* **Material for this task**
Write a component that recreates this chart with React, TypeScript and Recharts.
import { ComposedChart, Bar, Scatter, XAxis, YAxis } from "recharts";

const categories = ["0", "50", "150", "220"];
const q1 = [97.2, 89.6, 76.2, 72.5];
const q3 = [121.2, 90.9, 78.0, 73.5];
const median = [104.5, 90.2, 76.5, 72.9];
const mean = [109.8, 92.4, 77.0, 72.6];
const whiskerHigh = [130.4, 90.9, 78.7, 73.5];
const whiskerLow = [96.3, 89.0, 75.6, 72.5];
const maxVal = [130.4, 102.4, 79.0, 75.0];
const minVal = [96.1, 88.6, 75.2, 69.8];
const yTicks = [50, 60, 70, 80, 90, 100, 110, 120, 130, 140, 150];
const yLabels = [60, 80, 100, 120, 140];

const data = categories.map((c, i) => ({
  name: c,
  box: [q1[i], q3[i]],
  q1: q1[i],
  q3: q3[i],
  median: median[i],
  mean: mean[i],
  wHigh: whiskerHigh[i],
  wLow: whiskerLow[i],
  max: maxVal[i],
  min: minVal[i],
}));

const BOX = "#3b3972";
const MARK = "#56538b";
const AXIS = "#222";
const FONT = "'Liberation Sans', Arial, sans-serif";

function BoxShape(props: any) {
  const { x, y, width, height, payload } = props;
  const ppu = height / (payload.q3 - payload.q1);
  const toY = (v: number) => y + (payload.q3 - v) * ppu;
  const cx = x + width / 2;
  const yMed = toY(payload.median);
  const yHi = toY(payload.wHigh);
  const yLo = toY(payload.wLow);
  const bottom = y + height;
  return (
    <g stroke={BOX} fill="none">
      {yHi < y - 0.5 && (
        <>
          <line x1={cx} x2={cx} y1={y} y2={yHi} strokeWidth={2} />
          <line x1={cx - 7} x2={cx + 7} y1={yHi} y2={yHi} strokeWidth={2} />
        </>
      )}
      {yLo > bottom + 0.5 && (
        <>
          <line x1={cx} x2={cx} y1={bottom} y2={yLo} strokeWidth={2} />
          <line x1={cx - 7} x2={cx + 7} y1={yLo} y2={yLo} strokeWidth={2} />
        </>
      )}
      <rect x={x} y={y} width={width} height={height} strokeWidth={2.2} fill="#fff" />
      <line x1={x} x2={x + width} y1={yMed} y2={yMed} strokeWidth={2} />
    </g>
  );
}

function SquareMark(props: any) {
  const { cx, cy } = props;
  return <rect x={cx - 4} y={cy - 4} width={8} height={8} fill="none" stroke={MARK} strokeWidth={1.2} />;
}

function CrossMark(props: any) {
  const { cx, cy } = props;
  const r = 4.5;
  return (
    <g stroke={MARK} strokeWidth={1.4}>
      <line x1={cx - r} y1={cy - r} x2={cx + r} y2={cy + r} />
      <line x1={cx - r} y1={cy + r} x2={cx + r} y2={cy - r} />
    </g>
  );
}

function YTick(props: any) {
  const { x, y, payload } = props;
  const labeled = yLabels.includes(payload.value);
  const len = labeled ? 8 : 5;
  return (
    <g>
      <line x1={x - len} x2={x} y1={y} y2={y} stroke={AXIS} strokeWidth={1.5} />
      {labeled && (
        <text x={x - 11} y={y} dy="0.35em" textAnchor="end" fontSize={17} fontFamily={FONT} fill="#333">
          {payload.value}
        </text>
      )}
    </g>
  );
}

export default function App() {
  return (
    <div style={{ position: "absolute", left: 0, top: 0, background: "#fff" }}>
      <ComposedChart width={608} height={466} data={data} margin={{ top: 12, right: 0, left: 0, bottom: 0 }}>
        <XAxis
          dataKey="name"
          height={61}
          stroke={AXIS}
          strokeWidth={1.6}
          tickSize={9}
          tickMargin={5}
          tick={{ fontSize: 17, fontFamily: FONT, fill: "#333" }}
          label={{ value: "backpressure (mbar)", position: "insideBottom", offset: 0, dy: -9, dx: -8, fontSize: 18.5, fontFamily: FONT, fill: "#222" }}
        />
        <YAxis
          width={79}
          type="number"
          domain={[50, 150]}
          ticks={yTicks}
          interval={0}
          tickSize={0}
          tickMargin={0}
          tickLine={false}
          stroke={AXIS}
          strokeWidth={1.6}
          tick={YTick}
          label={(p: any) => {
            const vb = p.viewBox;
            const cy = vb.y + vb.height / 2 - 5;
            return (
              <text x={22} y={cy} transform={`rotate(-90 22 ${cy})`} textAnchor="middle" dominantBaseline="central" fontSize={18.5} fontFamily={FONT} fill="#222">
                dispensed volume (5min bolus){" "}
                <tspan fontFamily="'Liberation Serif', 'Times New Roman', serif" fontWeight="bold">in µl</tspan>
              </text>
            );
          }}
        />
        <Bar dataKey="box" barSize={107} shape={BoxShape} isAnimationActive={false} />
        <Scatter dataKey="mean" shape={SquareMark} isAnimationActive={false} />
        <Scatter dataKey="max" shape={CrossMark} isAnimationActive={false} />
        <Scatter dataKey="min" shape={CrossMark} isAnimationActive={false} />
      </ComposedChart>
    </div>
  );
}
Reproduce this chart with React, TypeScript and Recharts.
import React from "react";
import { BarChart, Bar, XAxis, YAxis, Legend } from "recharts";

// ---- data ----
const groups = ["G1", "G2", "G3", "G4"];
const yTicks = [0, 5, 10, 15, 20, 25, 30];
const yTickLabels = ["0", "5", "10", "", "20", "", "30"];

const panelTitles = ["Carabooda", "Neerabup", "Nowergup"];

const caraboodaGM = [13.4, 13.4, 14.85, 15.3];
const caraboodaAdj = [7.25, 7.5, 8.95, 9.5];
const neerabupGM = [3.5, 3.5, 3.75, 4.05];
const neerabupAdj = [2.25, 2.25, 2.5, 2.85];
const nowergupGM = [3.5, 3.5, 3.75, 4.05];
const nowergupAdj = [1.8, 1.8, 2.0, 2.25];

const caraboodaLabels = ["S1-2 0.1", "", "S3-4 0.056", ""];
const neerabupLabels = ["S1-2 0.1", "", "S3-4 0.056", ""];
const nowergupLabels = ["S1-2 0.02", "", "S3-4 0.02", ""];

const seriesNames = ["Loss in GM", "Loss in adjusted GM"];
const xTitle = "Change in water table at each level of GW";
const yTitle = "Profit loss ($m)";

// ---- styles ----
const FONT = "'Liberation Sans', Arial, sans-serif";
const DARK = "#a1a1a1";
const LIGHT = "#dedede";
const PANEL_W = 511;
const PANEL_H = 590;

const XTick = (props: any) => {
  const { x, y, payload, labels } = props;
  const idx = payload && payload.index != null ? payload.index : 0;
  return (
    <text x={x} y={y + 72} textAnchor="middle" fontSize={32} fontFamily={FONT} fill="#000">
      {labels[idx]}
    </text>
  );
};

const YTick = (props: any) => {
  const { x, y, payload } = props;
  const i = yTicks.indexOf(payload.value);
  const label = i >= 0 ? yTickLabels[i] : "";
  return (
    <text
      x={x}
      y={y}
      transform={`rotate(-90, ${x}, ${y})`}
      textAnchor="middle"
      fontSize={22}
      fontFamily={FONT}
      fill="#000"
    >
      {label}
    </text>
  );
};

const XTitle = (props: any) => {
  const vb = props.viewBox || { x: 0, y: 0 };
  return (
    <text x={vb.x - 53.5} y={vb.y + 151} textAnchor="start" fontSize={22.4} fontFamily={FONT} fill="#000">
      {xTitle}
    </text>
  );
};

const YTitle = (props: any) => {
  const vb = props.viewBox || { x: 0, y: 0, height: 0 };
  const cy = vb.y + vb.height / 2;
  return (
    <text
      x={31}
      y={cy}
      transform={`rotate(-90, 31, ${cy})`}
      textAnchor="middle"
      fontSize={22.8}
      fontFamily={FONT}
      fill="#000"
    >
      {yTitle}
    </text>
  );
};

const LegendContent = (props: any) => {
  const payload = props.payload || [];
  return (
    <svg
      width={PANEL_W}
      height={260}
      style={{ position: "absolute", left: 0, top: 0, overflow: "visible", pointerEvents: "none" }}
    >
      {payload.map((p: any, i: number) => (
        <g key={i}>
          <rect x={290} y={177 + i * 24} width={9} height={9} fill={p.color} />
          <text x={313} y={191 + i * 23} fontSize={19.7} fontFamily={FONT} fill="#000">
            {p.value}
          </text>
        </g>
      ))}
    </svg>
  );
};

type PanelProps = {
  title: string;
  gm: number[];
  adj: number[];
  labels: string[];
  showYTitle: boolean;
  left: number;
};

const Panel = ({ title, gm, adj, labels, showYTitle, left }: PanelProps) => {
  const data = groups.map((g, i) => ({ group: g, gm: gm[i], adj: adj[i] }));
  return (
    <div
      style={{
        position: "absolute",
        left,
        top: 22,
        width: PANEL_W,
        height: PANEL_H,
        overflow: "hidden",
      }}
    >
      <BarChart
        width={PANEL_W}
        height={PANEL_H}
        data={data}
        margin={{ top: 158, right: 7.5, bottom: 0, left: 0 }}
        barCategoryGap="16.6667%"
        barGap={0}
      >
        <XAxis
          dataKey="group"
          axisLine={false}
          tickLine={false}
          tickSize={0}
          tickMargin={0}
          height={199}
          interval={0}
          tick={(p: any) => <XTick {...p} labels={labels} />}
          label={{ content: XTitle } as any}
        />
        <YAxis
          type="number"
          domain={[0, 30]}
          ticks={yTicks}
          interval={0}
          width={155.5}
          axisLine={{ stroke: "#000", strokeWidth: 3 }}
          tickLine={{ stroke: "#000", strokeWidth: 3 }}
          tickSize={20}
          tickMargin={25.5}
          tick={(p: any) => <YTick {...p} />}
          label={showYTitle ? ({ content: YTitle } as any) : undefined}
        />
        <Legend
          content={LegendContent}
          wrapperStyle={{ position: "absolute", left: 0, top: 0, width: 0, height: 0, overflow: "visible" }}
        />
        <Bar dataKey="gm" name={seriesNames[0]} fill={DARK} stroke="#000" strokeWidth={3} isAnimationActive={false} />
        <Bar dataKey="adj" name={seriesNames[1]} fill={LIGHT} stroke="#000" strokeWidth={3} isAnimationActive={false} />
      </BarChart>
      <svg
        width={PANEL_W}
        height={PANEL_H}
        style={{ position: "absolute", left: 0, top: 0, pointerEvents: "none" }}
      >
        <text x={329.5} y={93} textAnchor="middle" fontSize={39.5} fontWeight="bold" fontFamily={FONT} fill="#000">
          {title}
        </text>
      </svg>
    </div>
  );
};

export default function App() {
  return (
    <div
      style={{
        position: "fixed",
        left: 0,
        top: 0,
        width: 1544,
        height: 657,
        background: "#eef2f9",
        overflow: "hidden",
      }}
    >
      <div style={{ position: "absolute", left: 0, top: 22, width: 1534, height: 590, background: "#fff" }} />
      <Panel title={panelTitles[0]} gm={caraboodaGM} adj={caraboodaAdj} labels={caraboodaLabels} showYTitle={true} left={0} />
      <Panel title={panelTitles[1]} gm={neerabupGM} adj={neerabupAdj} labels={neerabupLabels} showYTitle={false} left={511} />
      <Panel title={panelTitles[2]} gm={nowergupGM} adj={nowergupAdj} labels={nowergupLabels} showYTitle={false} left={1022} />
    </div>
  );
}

* **Task prompt**
Please print exactly what appears from the first line of the data through the line with "Scatter, XAxis, YAxis", including both of those lines and nothing past them.

* **Full output**
Write a component that recreates this chart with React, TypeScript and Recharts.
import { ComposedChart, Bar, Scatter, XAxis, YAxis } from "recharts";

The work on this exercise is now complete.